— Short problem —
Copy exactly the lines that run from the top of the listing to the line containing "2.0140, 2.0140, 2.0140];", both ends included, and omit the pictures.

%%

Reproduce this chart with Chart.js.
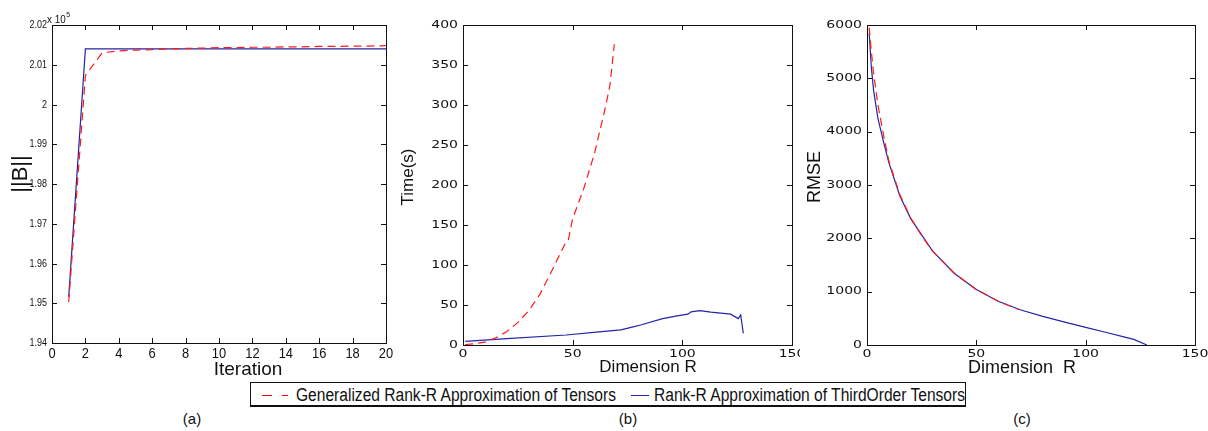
<!DOCTYPE html>
<html>
<head>
<meta charset="utf-8">
<script src="https://cdn.jsdelivr.net/npm/chart.js@4.4.1/dist/chart.umd.min.js"></script>
<style>
  body { margin: 0; background: #fff; width: 1208px; height: 431px; position: relative; overflow: hidden;
         font-family: 'Liberation Sans', Arial, sans-serif; color: #111; }
  canvas { position: absolute; top: 0; }
  #legend { position: absolute; left: 250px; top: 382px; width: 716px; height: 25px; box-sizing: border-box;
            border: 1px solid #111; border-bottom-width: 2px; background: #fff; }
  #legend span { position: absolute; top: 2px; font-size: 18px; line-height: 20px; white-space: nowrap;
                 transform: scaleX(0.865); transform-origin: 0 50%; }
  .sample { position: absolute; top: 12px; height: 1px; }
  .cap { position: absolute; top: 410px; font-size: 15px; width: 40px; text-align: center; }
</style>
</head>
<body>
<canvas id="chartA" width="400" height="380" style="left:0"></canvas>
<canvas id="chartB" width="400" height="380" style="left:400px"></canvas>
<canvas id="chartC" width="408" height="380" style="left:800px"></canvas>

<div id="legend">
  <div class="sample" style="left:11px;width:26px;background:linear-gradient(to right,#ff0000 0 10px,transparent 10px 20px,#ff0000 20px 26px)"></div>
  <span style="left:45px">Generalized Rank-R Approximation of Tensors</span>
  <div class="sample" style="left:380px;width:18px;background:#2424a8"></div>
  <span style="left:403px">Rank-R Approximation of ThirdOrder Tensors</span>
</div>
<div class="cap" style="left:172px">(a)</div>
<div class="cap" style="left:608px">(b)</div>
<div class="cap" style="left:1002px">(c)</div>

<script>
// (a) norm of B per iteration, in units of 1e5
const iterations = [1, 2, 3, 4, 5, 6, 7, 8, 9, 10, 11, 12, 13, 14, 15, 16, 17, 18, 19, 20];
const normGeneralized = [1.9503, 2.0073, 2.0130, 2.0135, 2.0137, 2.0138, 2.0140, 2.0141, 2.0142, 2.0143,
                         2.0143, 2.0144, 2.0144, 2.0145, 2.0145, 2.0146, 2.0146, 2.0147, 2.0147, 2.0148];
const normThirdOrder = [1.9516, 2.0140, 2.0140, 2.0140, 2.0140, 2.0140, 2.0140, 2.0140, 2.0140, 2.0140,
                        2.0140, 2.0140, 2.0140, 2.0140, 2.0140, 2.0140, 2.0140, 2.0140, 2.0140, 2.0140];

// (b) running time vs dimension R
const dimTimeGeneralized = [1, 5, 10, 15, 20, 25, 30, 35, 40, 45, 47, 48, 50, 55, 60, 65, 67, 69];
const timeGeneralized = [0.5, 1.5, 3.5, 9, 17, 28, 43, 63, 90, 118, 129, 131, 158, 195, 240, 298, 325, 376];
const dimTimeThirdOrder = [1, 20, 47, 62, 72, 78, 81, 91, 97, 102.5, 104, 108, 113, 122, 125.5, 126.6, 127.8];
const timeThirdOrder = [4.5, 8, 12.5, 16.5, 19, 23, 25, 33, 36, 38.5, 41.5, 43, 41, 38.5, 33, 37.5, 14.5];

// (c) RMSE vs dimension R
const dimRmseGeneralized = [1, 2, 3, 5, 7.5, 10, 15, 20, 25, 30, 40, 50, 60, 69];
const rmseGeneralized = [5950, 5500, 5100, 4500, 3950, 3450, 2820, 2380, 2050, 1760, 1340, 1040, 820, 670];
const dimRmseThirdOrder = [1, 2, 3, 5, 7.5, 10, 15, 20, 30, 40, 50, 60, 70, 80, 90, 100, 110, 117, 122, 128];
const rmseThirdOrder = [5850, 5200, 4780, 4250, 3820, 3420, 2800, 2370, 1760, 1340, 1040, 820, 660, 540, 435, 332, 230, 158, 105, 0];

const RED = '#ff1a1a';
const BLUE = '#2424a8';
const INK = '#111';

const pairs = (xs, ys) => xs.map((x, i) => ({ x: x, y: ys[i] }));

function stretchText(ctx, text, x, y, sx) {
  ctx.save();
  ctx.translate(x, y);
  ctx.scale(sx, 1);
  ctx.fillText(text, 0, 0);
  ctx.restore();
}

// matlab style box: inward ticks on all four sides, stretched tick labels, axis titles
const matlabAxes = {
  id: 'matlabAxes',
  afterDraw(chart, args, o) {
    const { ctx, chartArea: a, scales } = chart;
    const xs = scales.x, ys = scales.y;
    ctx.save();
    ctx.strokeStyle = INK;
    ctx.fillStyle = INK;
    ctx.lineWidth = 1;
    ctx.strokeRect(Math.round(a.left) + 0.5, Math.round(a.top) + 0.5, Math.round(a.width), Math.round(a.height));
    ctx.beginPath();
    const len = 5;
    xs.ticks.forEach(t => {
      const px = Math.round(xs.getPixelForValue(t.value)) + 0.5;
      ctx.moveTo(px, a.bottom); ctx.lineTo(px, a.bottom - len);
      ctx.moveTo(px, a.top); ctx.lineTo(px, a.top + len);
    });
    ys.ticks.forEach(t => {
      const py = Math.round(ys.getPixelForValue(t.value)) + 0.5;
      ctx.moveTo(a.left, py); ctx.lineTo(a.left + len, py);
      ctx.moveTo(a.right, py); ctx.lineTo(a.right - len, py);
    });
    ctx.stroke();

    // tick labels
    const fmt = o.yFormat || (v => String(v));
    ctx.textBaseline = 'middle';
    ctx.textAlign = 'center';
    ctx.font = o.xTick.font;
    xs.ticks.forEach(t => stretchText(ctx, String(t.value), xs.getPixelForValue(t.value), o.xTick.y, o.xTick.sx));
    ctx.textAlign = 'right';
    ctx.font = o.yTick.font;
    ys.ticks.forEach(t => stretchText(ctx, fmt(t.value), a.left - o.yTick.gap, ys.getPixelForValue(t.value), o.yTick.sx));

    // axis titles
    ctx.textAlign = 'center';
    ctx.textBaseline = 'alphabetic';
    ctx.font = o.xTitle.size + 'px "Liberation Sans", Arial, sans-serif';
    ctx.fillText(o.xTitle.text, o.xTitle.x, o.xTitle.y);
    ctx.save();
    ctx.translate(o.yTitle.x, o.yTitle.y);
    ctx.rotate(-Math.PI / 2);
    ctx.textBaseline = 'middle';
    ctx.font = o.yTitle.size + 'px "Liberation Sans", Arial, sans-serif';
    ctx.fillText(o.yTitle.text, 0, 0);
    ctx.restore();

    if (o.exponent) {
      ctx.textAlign = 'left';
      ctx.font = '11px "Liberation Sans", sans-serif';
      const x0 = a.left - 5;
      stretchText(ctx, 'x 10', x0, a.top - 2, 0.9);
      const w = ctx.measureText('x 10').width * 0.9;
      ctx.font = '7px "Liberation Sans", sans-serif';
      ctx.fillText('5', x0 + w + 0.5, a.top - 8);
    }
    ctx.restore();
  }
};

function makeChart(id, cfg) {
  return new Chart(document.getElementById(id), {
    type: 'line',
    data: {
      datasets: [
        { label: 'Generalized Rank-R Approximation of Tensors', data: cfg.red,
          borderColor: RED, borderWidth: 1.2, borderDash: [8, 5], pointRadius: 0, tension: 0, fill: false },
        { label: 'Rank-R Approximation of ThirdOrder Tensors', data: cfg.blue,
          borderColor: BLUE, borderWidth: 1.2, pointRadius: 0, tension: 0, fill: false }
      ]
    },
    plugins: [matlabAxes],
    options: {
      responsive: false,
      animation: false,
      layout: { padding: { top: 25, right: cfg.padRight, left: 0, bottom: 0 } },
      plugins: {
        legend: { display: false },
        tooltip: { enabled: false },
        matlabAxes: cfg.axes
      },
      scales: {
        x: {
          type: 'linear', min: cfg.xMin, max: cfg.xMax,
          grid: { display: false, drawTicks: false }, border: { display: false },
          ticks: { stepSize: cfg.xStep, autoSkip: false, display: false },
          afterFit: s => { s.height = cfg.xHeight; }
        },
        y: {
          type: 'linear', min: cfg.yMin, max: cfg.yMax,
          grid: { display: false, drawTicks: false }, border: { display: false },
          ticks: { stepSize: cfg.yStep, autoSkip: false, display: false },
          afterFit: s => { s.width = cfg.yWidth; }
        }
      }
    }
  });
}

const wideTick = '10px "DejaVu Sans", sans-serif';

makeChart('chartA', {
  red: pairs(iterations, normGeneralized), blue: pairs(iterations, normThirdOrder),
  xMin: 0, xMax: 20, xStep: 2, yMin: 1.94, yMax: 2.02, yStep: 0.01,
  yWidth: 52, xHeight: 37, padRight: 14,
  axes: {
    yFormat: v => String(Number(v.toFixed(2))),
    xTick: { font: '14px "Liberation Sans", sans-serif', sx: 0.92, y: 354 },
    yTick: { font: '11.5px "Liberation Sans", sans-serif', sx: 0.78, gap: 5 },
    xTitle: { text: 'Iteration', size: 19, x: 248, y: 375 },
    yTitle: { text: '||B||', size: 22, x: 21, y: 174 },
    exponent: true
  }
});

makeChart('chartB', {
  red: pairs(dimTimeGeneralized, timeGeneralized), blue: pairs(dimTimeThirdOrder, timeThirdOrder),
  xMin: 0, xMax: 150, xStep: 50, yMin: 0, yMax: 400, yStep: 50,
  yWidth: 63, xHeight: 35, padRight: 8,
  axes: {
    xTick: { font: wideTick, sx: 1.4, y: 354 },
    yTick: { font: wideTick, sx: 1.4, gap: 5 },
    xTitle: { text: 'Dimension R', size: 17, x: 248, y: 372 },
    yTitle: { text: 'Time(s)', size: 17, x: 8.5, y: 177 },
    exponent: false
  }
});

makeChart('chartC', {
  red: pairs(dimRmseGeneralized, rmseGeneralized), blue: pairs(dimRmseThirdOrder, rmseThirdOrder),
  xMin: 0, xMax: 150, xStep: 50, yMin: 0, yMax: 6000, yStep: 1000,
  yWidth: 67, xHeight: 35, padRight: 13,
  axes: {
    xTick: { font: wideTick, sx: 1.4, y: 354 },
    yTick: { font: wideTick, sx: 1.4, gap: 5 },
    xTitle: { text: 'Dimension  R', size: 18, x: 222, y: 373 },
    yTitle: { text: 'RMSE', size: 18, x: 15, y: 177 },
    exponent: false
  }
});
</script>
</body>
</html>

%%

— Complete answer —
Reproduce this chart with Chart.js.
<!DOCTYPE html>
<html>
<head>
<meta charset="utf-8">
<script src="https://cdn.jsdelivr.net/npm/chart.js@4.4.1/dist/chart.umd.min.js"></script>
<style>
  body { margin: 0; background: #fff; width: 1208px; height: 431px; position: relative; overflow: hidden;
         font-family: 'Liberation Sans', Arial, sans-serif; color: #111; }
  canvas { position: absolute; top: 0; }
  #legend { position: absolute; left: 250px; top: 382px; width: 716px; height: 25px; box-sizing: border-box;
            border: 1px solid #111; border-bottom-width: 2px; background: #fff; }
  #legend span { position: absolute; top: 2px; font-size: 18px; line-height: 20px; white-space: nowrap;
                 transform: scaleX(0.865); transform-origin: 0 50%; }
  .sample { position: absolute; top: 12px; height: 1px; }
  .cap { position: absolute; top: 410px; font-size: 15px; width: 40px; text-align: center; }
</style>
</head>
<body>
<canvas id="chartA" width="400" height="380" style="left:0"></canvas>
<canvas id="chartB" width="400" height="380" style="left:400px"></canvas>
<canvas id="chartC" width="408" height="380" style="left:800px"></canvas>

<div id="legend">
  <div class="sample" style="left:11px;width:26px;background:linear-gradient(to right,#ff0000 0 10px,transparent 10px 20px,#ff0000 20px 26px)"></div>
  <span style="left:45px">Generalized Rank-R Approximation of Tensors</span>
  <div class="sample" style="left:380px;width:18px;background:#2424a8"></div>
  <span style="left:403px">Rank-R Approximation of ThirdOrder Tensors</span>
</div>
<div class="cap" style="left:172px">(a)</div>
<div class="cap" style="left:608px">(b)</div>
<div class="cap" style="left:1002px">(c)</div>

<script>
// (a) norm of B per iteration, in units of 1e5
const iterations = [1, 2, 3, 4, 5, 6, 7, 8, 9, 10, 11, 12, 13, 14, 15, 16, 17, 18, 19, 20];
const normGeneralized = [1.9503, 2.0073, 2.0130, 2.0135, 2.0137, 2.0138, 2.0140, 2.0141, 2.0142, 2.0143,
                         2.0143, 2.0144, 2.0144, 2.0145, 2.0145, 2.0146, 2.0146, 2.0147, 2.0147, 2.0148];
const normThirdOrder = [1.9516, 2.0140, 2.0140, 2.0140, 2.0140, 2.0140, 2.0140, 2.0140, 2.0140, 2.0140,
                        2.0140, 2.0140, 2.0140, 2.0140, 2.0140, 2.0140, 2.0140, 2.0140, 2.0140, 2.0140];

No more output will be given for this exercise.